• PROBLEM: Line by line, repeat the data below exactly, beginning at the first line and ending at the line with "(0,0) rectangle (958,764);". Omit pictures.
━━━━━ DATA EXTRACT ━━━━━
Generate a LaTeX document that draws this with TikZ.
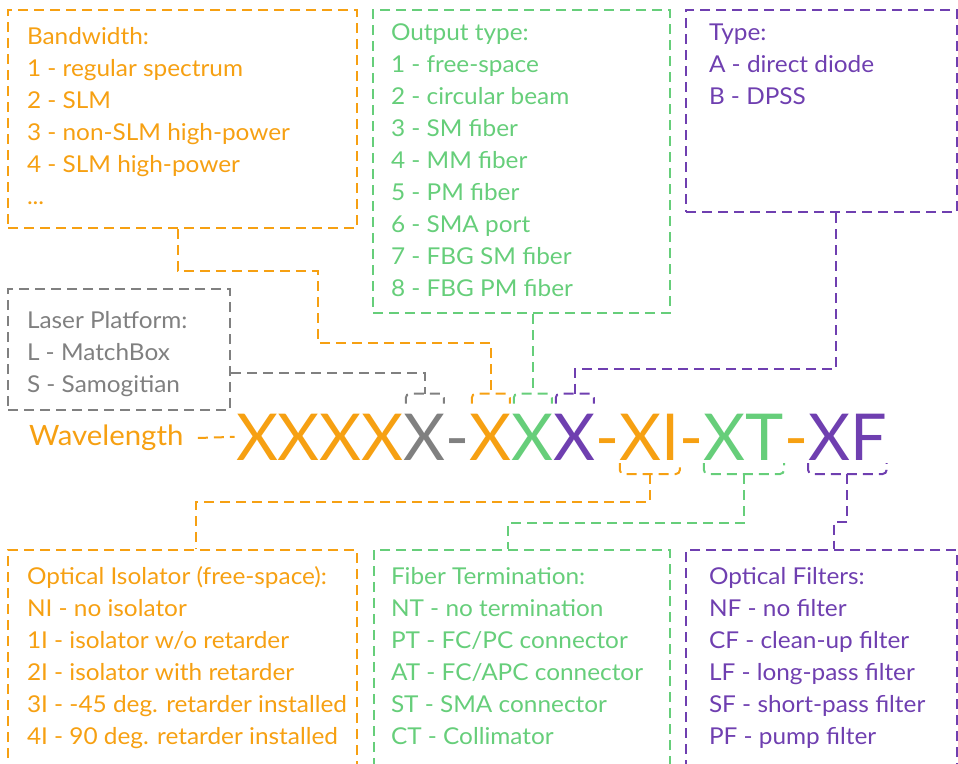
\documentclass[tikz,border=0pt]{standalone}
\usepackage{fontspec}
\setmainfont[FakeStretch=1.05]{Lato}
\newfontfamily\codefont{Lato}
\usetikzlibrary{positioning,fit}
\definecolor{lorange}{HTML}{F6A012}
\definecolor{lgreen}{HTML}{66CE7A}
\definecolor{lpurple}{HTML}{6F3FB0}
\definecolor{lgray}{HTML}{808080}

\begin{document}
\begin{tikzpicture}[x=0.75pt,y=-0.75pt,line width=1.5pt]
	\tikzstyle{frame}=[draw,inner sep=0pt,dash pattern=on 7.5pt off 4.5pt]
	\tikzstyle{info}=[anchor=north west,align=left,inner sep=0pt,font=\fontsize{17.4}{24}\selectfont]
	\tikzstyle{code}=[inner sep=0pt,outer sep=0pt,font=\codefont\fontsize{48.5}{50}\selectfont]
	\tikzstyle{link}=[dash pattern=on 7.5pt off 4.5pt]
	\tikzstyle{brk}=[rounded corners=3pt,dash pattern=on 7.5pt off 4.5pt]
	
	\useasboundingbox (0,0) rectangle (958,764);
	
	\node[frame, lorange, fit={(8,10) (357,228)}] (bw) {};
	\node[info, lorange] at ([shift={(19,17)}]bw.north west) {Bandwidth:\\1 - regular spectrum\\2 - SLM\\3 - non-SLM high-power\\4 - SLM high-power\\...};
	\node[frame, lgreen, fit={(373,10) (670,313)}] (ot) {};
	\node[info, lgreen] at ([shift={(18,14)}]ot.north west) {Output type:\\1 - free-space\\2 - circular beam\\3 - SM fiber\\4 - MM fiber\\5 - PM fiber\\6 - SMA port\\7 - FBG SM fiber\\8 - FBG PM fiber};
	\node[frame, lpurple, fit={(686,10) (957,212)}] (ty) {};
	\node[info, lpurple] at ([shift={(23,14)}]ty.north west) {Type:\\A - direct diode\\B - DPSS};
	\node[frame, lgray, fit={(8,289) (230,410)}] (lp) {};
	\node[info, lgray] at ([shift={(19,22)}]lp.north west) {Laser Platform:\\L - MatchBox\\S - Samogitian};
	
	\node[frame, lorange, fit={(8,550) (357,790)}] (oi) {};
	\node[info, lorange] at ([shift={(19,17)}]oi.north west) {Optical Isolator (free-space):\\NI - no isolator\\1I - isolator w/o retarder\\2I - isolator with retarder\\3I - -45 deg. retarder installed\\4I - 90 deg. retarder installed};
	\node[frame, lgreen, fit={(374,550) (670,790)}] (ft) {};
	\node[info, lgreen] at ([shift={(17,17)}]ft.north west) {Fiber Termination:\\NT - no termination\\PT - FC/PC connector\\AT - FC/APC connector\\ST - SMA connector\\CT - Collimator};
	\node[frame, lpurple, fit={(686,550) (957,790)}] (of) {};
	\node[info, lpurple] at ([shift={(23,17)}]of.north west) {Optical Filters:\\NF - no filter\\CF - clean-up filter\\LF - long-pass filter\\SF - short-pass filter\\PF - pump filter};
	
	\node[code, lorange, anchor=base west] (xw) at (236,460) {XXXX};
	\node[code, lgray, base right=0pt of xw] (xp) {X};
	\node[code, lgray, base right=0pt of xp] (d1) {-};
	\node[code, lorange, base right=0pt of d1] (xb) {X};
	\node[code, lgreen, base right=0pt of xb] (xo) {X};
	\node[code, lpurple, base right=0pt of xo] (xt) {X};
	\node[code, lorange, base right=0pt of xt] (d2) {-};
	\node[code, lorange, base right=0pt of d2] (xi) {XI};
	\node[code, lorange, base right=0pt of xi] (d3) {-};
	\node[code, lgreen, base right=0pt of d3] (xe) {XT};
	\node[code, lorange, base right=0pt of xe] (d4) {-};
	\node[code, lpurple, base right=0pt of d4] (xf) {XF};
	\node[lorange, font=\fontsize{21}{24}\selectfont, anchor=west, inner sep=0pt] (wl) at (28,438) {Wavelength};
	
	\coordinate (xpt) at ([yshift=15pt]xp.north);
	\coordinate (xbt) at ([yshift=15pt]xb.north);
	\coordinate (xot) at ([yshift=15pt]xo.north);
	\coordinate (xtt) at ([yshift=15pt]xt.north);
	\coordinate (xib) at ([yshift=-10.5pt]xi.south);
	\coordinate (xeb) at ([yshift=-10.5pt]xe.south);
	\coordinate (xfb) at ([yshift=-10.5pt]xf.south);
	
	\draw[brk, lgray] ([shift={(2,-10)}]xp.north west) |- (xpt) -| ([shift={(-2,-10)}]xp.north east);
	\draw[brk, lorange] ([shift={(2,-10)}]xb.north west) |- (xbt) -| ([shift={(-2,-10)}]xb.north east);
	\draw[brk, lgreen] ([shift={(2,-10)}]xo.north west) |- (xot) -| ([shift={(-2,-10)}]xo.north east);
	\draw[brk, lpurple] ([shift={(2,-10)}]xt.north west) |- (xtt) -| ([shift={(-2,-10)}]xt.north east);
	\draw[brk, lorange] ([shift={(0,3)}]xi.south west) |- (xib) -| ([shift={(0,3)}]xi.south east);
	\draw[brk, lgreen] ([shift={(0,3)}]xe.south west) |- (xeb) -| ([shift={(0,3)}]xe.south east);
	\draw[brk, lpurple] ([shift={(0,3)}]xf.south west) |- (xfb) -| ([shift={(0,3)}]xf.south east);
	
	\draw[link, lorange] ([xshift=10pt]wl.east) -- ([xshift=-1pt]xw.west);
	\draw[link, lorange] ([xshift=-3.4pt]bw.south) -- ++(0,42) -| ++(140,72) -| (xbt);
	\draw[link, lgray] ([yshift=28.5pt]lp.south east) -| (xpt);
	\draw[link, lgreen] (ot.south -| xot) -- (xot);
	\draw[link, lpurple] ([xshift=11pt]ty.south) -- ++(0,156) -| (xtt);
	\draw[link, lorange] (xib) -- ++(0,28) -| ([xshift=10pt]oi.north);
	\draw[link, lgreen] (xeb) -- ++(0,49) -| ([xshift=-10.5pt]ft.north);
	\draw[link, lpurple] (xfb) -- ++(0,48) -| ([xshift=9.4pt]of.north);
\end{tikzpicture}
\end{document}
━━━━━
• WRITTEN RESPONSE:
Generate a LaTeX document that draws this with TikZ.
\documentclass[tikz,border=0pt]{standalone}
\usepackage{fontspec}
\setmainfont[FakeStretch=1.05]{Lato}
\newfontfamily\codefont{Lato}
\usetikzlibrary{positioning,fit}
\definecolor{lorange}{HTML}{F6A012}
\definecolor{lgreen}{HTML}{66CE7A}
\definecolor{lpurple}{HTML}{6F3FB0}
\definecolor{lgray}{HTML}{808080}

\begin{document}
\begin{tikzpicture}[x=0.75pt,y=-0.75pt,line width=1.5pt]
	\tikzstyle{frame}=[draw,inner sep=0pt,dash pattern=on 7.5pt off 4.5pt]
	\tikzstyle{info}=[anchor=north west,align=left,inner sep=0pt,font=\fontsize{17.4}{24}\selectfont]
	\tikzstyle{code}=[inner sep=0pt,outer sep=0pt,font=\codefont\fontsize{48.5}{50}\selectfont]
	\tikzstyle{link}=[dash pattern=on 7.5pt off 4.5pt]
	\tikzstyle{brk}=[rounded corners=3pt,dash pattern=on 7.5pt off 4.5pt]
	
	\useasboundingbox (0,0) rectangle (958,764);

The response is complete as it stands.